• WRITTEN PROBLEM:
Return, exactly as written, the lines that start at the one holding "Emit a Python" and end at the one holding "from matplotlib.ticker import FixedLocator", with both of those lines kept. Skip any pictures.

-------------------------

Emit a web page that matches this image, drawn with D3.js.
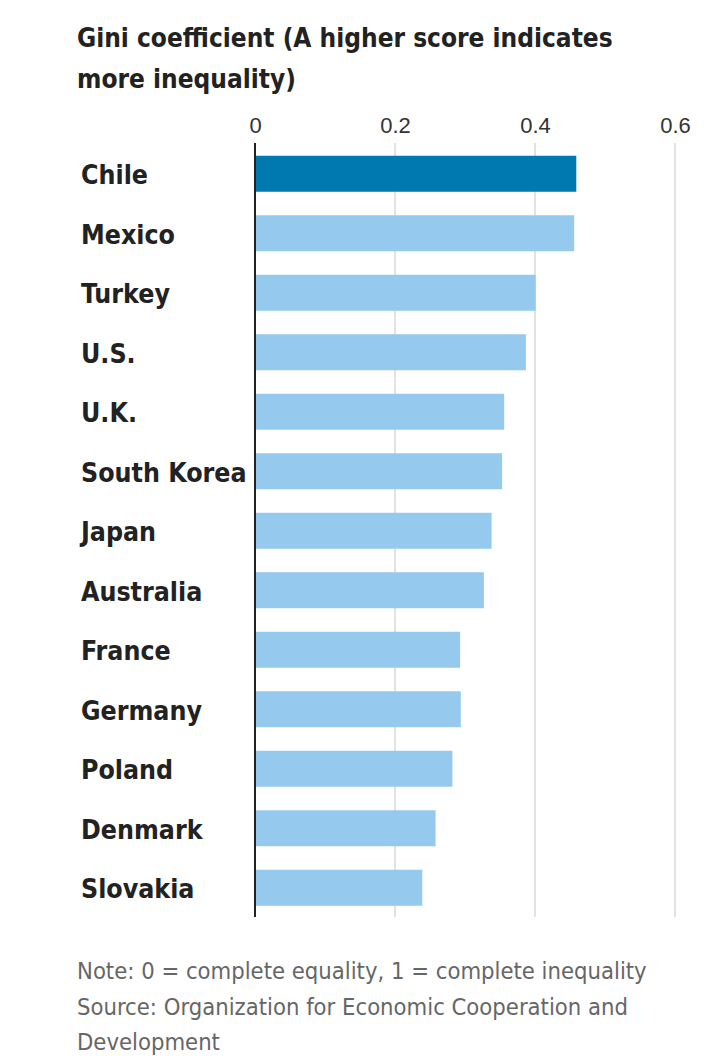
<!DOCTYPE html>
<html>
<head>
<meta charset="utf-8">
<script src="https://cdn.jsdelivr.net/npm/d3@7"></script>
<style>
body { margin: 0; background: #fff; }
svg { display: block; font-family: "Liberation Sans Narrow", "DejaVu Sans Condensed", "Roboto", sans-serif; }
</style>
</head>
<body>
<svg id="chart" width="704" height="1056"></svg>
<script>
var countries = ["Chile", "Mexico", "Turkey", "U.S.", "U.K.", "South Korea", "Japan",
                 "Australia", "France", "Germany", "Poland", "Denmark", "Slovakia"];
var gini = [0.459, 0.456, 0.401, 0.387, 0.356, 0.353, 0.338, 0.327, 0.293, 0.294, 0.282, 0.258, 0.239];
var tickVals = [0, 0.2, 0.4, 0.6];
var tickLabels = ["0", "0.2", "0.4", "0.6"];
var titleLines = ["Gini coefficient (A higher score indicates", "more inequality)"];
var noteLines = ["Note: 0 = complete equality, 1 = complete inequality",
                 "Source: Organization for Economic Cooperation and",
                 "Development"];

var svg = d3.select("#chart");

var x = d3.scaleLinear().domain([0, 0.6]).range([255, 675]);
var y = d3.scaleBand().domain(countries).range([144, 917.5])
    .paddingInner(0.395).paddingOuter(0.1975);

// title
svg.append("g").selectAll("text").data(titleLines).enter().append("text")
    .attr("x", 77)
    .attr("y", function(d, i){ return 47 + i * 41 })
    .attr("font-size", 26)
    .attr("font-weight", "bold")
    .attr("fill", "#222")
    .text(function(d){ return d });

// gridlines
svg.append("g").selectAll("line").data(tickVals.slice(1)).enter().append("line")
    .attr("x1", function(d){ return x(d) })
    .attr("x2", function(d){ return x(d) })
    .attr("y1", 143)
    .attr("y2", 917)
    .attr("stroke", "#e2e2e2")
    .attr("stroke-width", 2);

// top axis labels
var axis = d3.axisTop(x)
    .tickValues(tickVals)
    .tickFormat(function(d, i){ return tickLabels[i] })
    .tickSize(0)
    .tickPadding(10);
var ax = svg.append("g").attr("transform", "translate(0,143)").call(axis);
ax.select(".domain").remove();
ax.selectAll("text")
    .attr("font-size", 22)
    .attr("fill", "#333")
    .style("font-family", "inherit");

// bars
svg.append("g").selectAll("rect").data(gini).enter().append("rect")
    .attr("x", x(0))
    .attr("y", function(d, i){ return y(countries[i]) })
    .attr("width", function(d){ return x(d) - x(0) })
    .attr("height", y.bandwidth())
    .attr("fill", function(d, i){ return i == 0 ? "#0078b0" : "#95caee" });

// zero line
svg.append("line")
    .attr("x1", x(0)).attr("x2", x(0))
    .attr("y1", 143).attr("y2", 917)
    .attr("stroke", "#222")
    .attr("stroke-width", 2);

// country labels
svg.append("g").selectAll("text").data(countries).enter().append("text")
    .attr("x", 81)
    .attr("y", function(d){ return y(d) + y.bandwidth() / 2 })
    .attr("dy", "0.4em")
    .attr("font-size", 26.5)
    .attr("font-weight", "bold")
    .attr("fill", "#222")
    .text(function(d){ return d });

// notes
svg.append("g").selectAll("text").data(noteLines).enter().append("text")
    .attr("x", 77)
    .attr("y", function(d, i){ return 979 + i * 35.5 })
    .attr("font-size", 23.6)
    .attr("fill", "#666")
    .text(function(d){ return d });
</script>
</body>
</html>
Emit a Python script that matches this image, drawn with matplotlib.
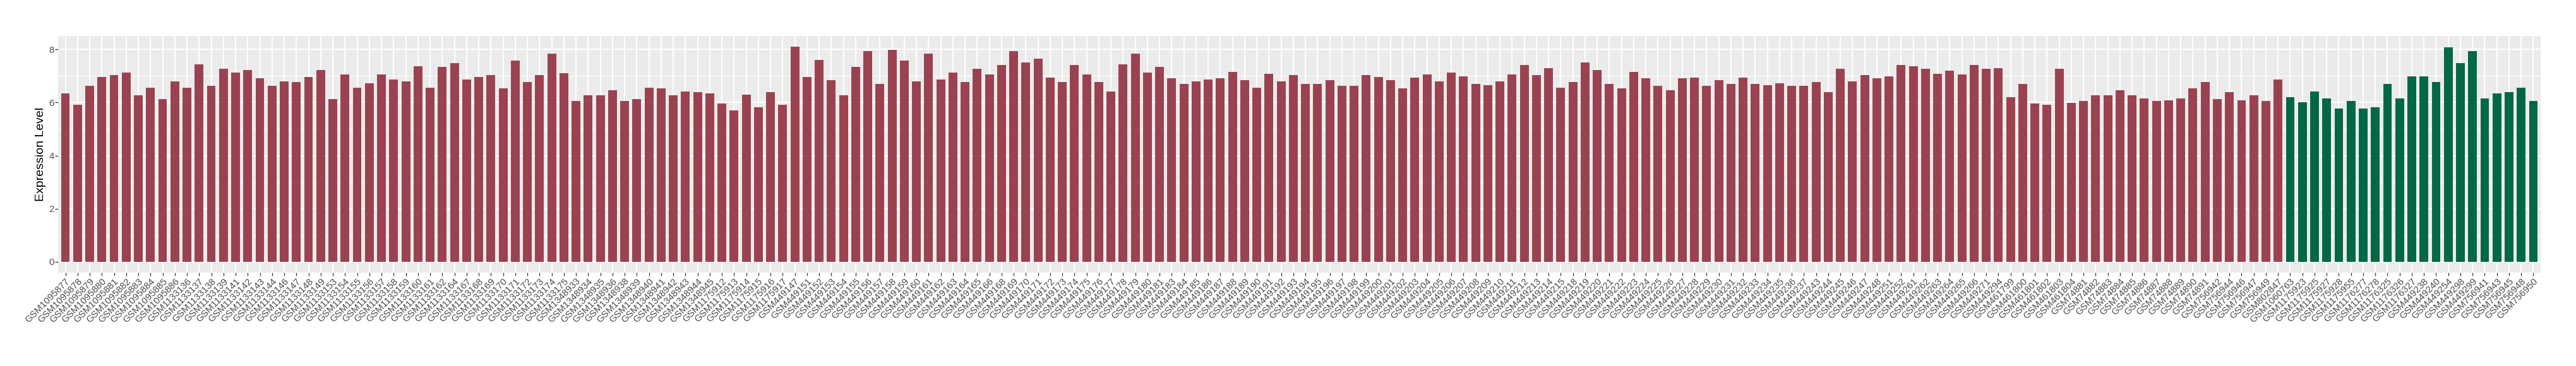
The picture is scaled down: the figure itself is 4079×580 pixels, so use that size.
import numpy as np
import matplotlib
matplotlib.use("Agg")
import matplotlib.pyplot as plt
from matplotlib.ticker import FixedLocator

# 第一组样本（暗红色）
samples_group1 = [
    "GSM1095877", "GSM1095878", "GSM1095879", "GSM1095880", "GSM1095881",
    "GSM1095882", "GSM1095883", "GSM1095884", "GSM1095885", "GSM1095886",
    "GSM1133136", "GSM1133137", "GSM1133138", "GSM1133139", "GSM1133141",
    "GSM1133142", "GSM1133143", "GSM1133144", "GSM1133146", "GSM1133147",
    "GSM1133148", "GSM1133149", "GSM1133153", "GSM1133154", "GSM1133155",
    "GSM1133156", "GSM1133157", "GSM1133158", "GSM1133159", "GSM1133160",
    "GSM1133161", "GSM1133162", "GSM1133164", "GSM1133167", "GSM1133168",
    "GSM1133169", "GSM1133170", "GSM1133171", "GSM1133172", "GSM1133173",
    "GSM1133174", "GSM1133175", "GSM1348933", "GSM1348934", "GSM1348935",
    "GSM1348936", "GSM1348938", "GSM1348939", "GSM1348940", "GSM1348941",
    "GSM1348942", "GSM1348943", "GSM1348944", "GSM1348945", "GSM1175912",
    "GSM1175913", "GSM1175914", "GSM1175915", "GSM1175916", "GSM1175917",
    "GSM449147", "GSM449151", "GSM449152", "GSM449153", "GSM449154",
    "GSM449155", "GSM449156", "GSM449157", "GSM449158", "GSM449159",
    "GSM449160", "GSM449161", "GSM449162", "GSM449163", "GSM449164",
    "GSM449165", "GSM449166", "GSM449168", "GSM449169", "GSM449170",
    "GSM449171", "GSM449172", "GSM449173", "GSM449174", "GSM449175",
    "GSM449176", "GSM449177", "GSM449178", "GSM449179", "GSM449180",
    "GSM449181", "GSM449183", "GSM449184", "GSM449185", "GSM449186",
    "GSM449187", "GSM449188", "GSM449189", "GSM449190", "GSM449191",
    "GSM449192", "GSM449193", "GSM449194", "GSM449195", "GSM449196",
    "GSM449197", "GSM449198", "GSM449199", "GSM449200", "GSM449201",
    "GSM449202", "GSM449203", "GSM449204", "GSM449205", "GSM449206",
    "GSM449207", "GSM449208", "GSM449209", "GSM449210", "GSM449211",
    "GSM449212", "GSM449213", "GSM449214", "GSM449215", "GSM449218",
    "GSM449219", "GSM449220", "GSM449221", "GSM449222", "GSM449223",
    "GSM449224", "GSM449225", "GSM449226", "GSM449227", "GSM449228",
    "GSM449229", "GSM449230", "GSM449231", "GSM449232", "GSM449233",
    "GSM449234", "GSM449235", "GSM449236", "GSM449237", "GSM449243",
    "GSM449244", "GSM449245", "GSM449246", "GSM449247", "GSM449248",
    "GSM449251", "GSM449252", "GSM449261", "GSM449262", "GSM449263",
    "GSM449264", "GSM449265", "GSM449266", "GSM449271", "GSM449294",
    "GSM461799", "GSM461800", "GSM461801", "GSM461802", "GSM461803",
    "GSM461804", "GSM74881", "GSM74882", "GSM74883", "GSM74884",
    "GSM74885", "GSM74886", "GSM74887", "GSM74888", "GSM74889",
    "GSM74890", "GSM74891", "GSM756942", "GSM756944", "GSM756946",
    "GSM756947", "GSM756949", "GSM802847",
]
values_group1 = [
    6.35, 5.91, 6.63, 6.97, 7.02, 7.13, 6.28, 6.56, 6.12, 6.80,
    6.56, 7.44, 6.62, 7.26, 7.13, 7.23, 6.90, 6.62, 6.80, 6.76,
    6.97, 7.23, 6.12, 7.06, 6.55, 6.73, 7.06, 6.87, 6.80, 7.37,
    6.56, 7.34, 7.49, 6.87, 6.97, 7.02, 6.52, 7.58, 6.78, 7.04,
    7.84, 7.11, 6.06, 6.26, 6.28, 6.47, 6.06, 6.12, 6.55, 6.52,
    6.26, 6.42, 6.38, 6.33, 5.95, 5.71, 6.30, 5.83, 6.40, 5.91,
    8.11, 6.97, 7.61, 6.85, 6.28, 7.34, 7.94, 6.70, 7.97, 7.58,
    6.80, 7.83, 6.87, 7.13, 6.76, 7.27, 7.06, 7.42, 7.94, 7.51,
    7.66, 6.94, 6.76, 7.40, 7.06, 6.76, 6.42, 7.44, 7.83, 7.13,
    7.33, 6.92, 6.70, 6.80, 6.87, 6.90, 7.16, 6.85, 6.55, 7.09,
    6.80, 7.02, 6.69, 6.69, 6.83, 6.63, 6.63, 7.02, 6.97, 6.85,
    6.52, 6.94, 7.06, 6.80, 7.13, 6.99, 6.69, 6.66, 6.80, 7.06,
    7.42, 7.02, 7.30, 6.55, 6.76, 7.51, 7.23, 6.69, 6.52, 7.16,
    6.92, 6.62, 6.45, 6.92, 6.94, 6.62, 6.85, 6.69, 6.94, 6.70,
    6.66, 6.73, 6.63, 6.62, 6.76, 6.40, 7.26, 6.80, 7.02, 6.92,
    6.99, 7.42, 7.37, 7.26, 7.09, 7.19, 7.06, 7.40, 7.26, 7.30,
    6.21, 6.69, 5.95, 5.92, 7.27, 5.98, 6.06, 6.28, 6.26, 6.47,
    6.26, 6.14, 6.06, 6.09, 6.14, 6.52, 6.76, 6.12, 6.38, 6.09,
    6.28, 6.06, 6.87,
]

# 第二组样本（深绿色）
samples_group2 = [
    "GSM1060763", "GSM1175923", "GSM1175925", "GSM1175927", "GSM1175928",
    "GSM1175955", "GSM1176277", "GSM1176278", "GSM1176325", "GSM1176326",
    "GSM1176327", "GSM449238", "GSM449240", "GSM449254", "GSM449298",
    "GSM449299", "GSM756941", "GSM756943", "GSM756945", "GSM756948",
    "GSM756950",
]
values_group2 = [
    6.19, 6.02, 6.42, 6.14, 5.78, 6.05, 5.76, 5.83, 6.70, 6.16,
    6.99, 6.99, 6.78, 8.08, 7.49, 7.94, 6.16, 6.35, 6.40, 6.55,
    6.06,
]

color_group1 = "#9B4251"
color_group2 = "#006847"

labels = samples_group1 + samples_group2
values = values_group1 + values_group2
colors = [color_group1] * len(samples_group1) + [color_group2] * len(samples_group2)
n = len(labels)
x = np.arange(n)

plt.rcParams['font.family'] = ['Liberation Sans', 'DejaVu Sans']

fig = plt.figure(figsize=(40.8, 5.8), dpi=100)
W, H = 4080, 580
left, right, top, bottom = 92, 4023, 56.5, 432
ax = fig.add_axes([left / W, 1 - bottom / H, (right - left) / W, (bottom - top) / H])

ax.set_facecolor("#EBEBEB")
ax.bar(x, values, width=0.72, color=colors, zorder=3)

ymax = max(values)
ax.set_xlim(-0.6, n - 1 + 0.6)
ax.set_ylim(-0.05 * ymax, ymax * 1.05)

# 网格线（仿 ggplot 风格）
ax.yaxis.set_major_locator(FixedLocator([0, 2, 4, 6, 8]))
ax.yaxis.set_minor_locator(FixedLocator([1, 3, 5, 7]))
ax.grid(axis='y', which='major', color='white', linewidth=1.5, zorder=1)
ax.grid(axis='y', which='minor', color='white', linewidth=0.75, zorder=1)
ax.grid(axis='x', which='major', color='white', linewidth=1.5, zorder=1)
ax.set_axisbelow(True)

for s in ax.spines.values():
    s.set_visible(False)

ax.set_xticks(x)
ax.set_xticklabels(labels, rotation=45, ha='right', va='top',
                   rotation_mode='anchor', fontsize=10.8, color='#4D4D4D')
ax.set_yticklabels(['0', '2', '4', '6', '8'], fontsize=10.8, color='#4D4D4D')
ax.tick_params(axis='both', which='major', length=3.4, width=0.9,
               color='#333333', pad=1.2)
ax.tick_params(axis='y', which='minor', length=0)

ax.set_ylabel("Expression Level", fontsize=14, color='black')
ax.yaxis.set_label_coords(-0.0048, 0.5)

fig.savefig("out.png", dpi=100)
plt.close(fig)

-------------------------

• FINAL RESULT:
Emit a Python script that matches this image, drawn with matplotlib.
The picture is scaled down: the figure itself is 4079×580 pixels, so use that size.
import numpy as np
import matplotlib
matplotlib.use("Agg")
import matplotlib.pyplot as plt
from matplotlib.ticker import FixedLocator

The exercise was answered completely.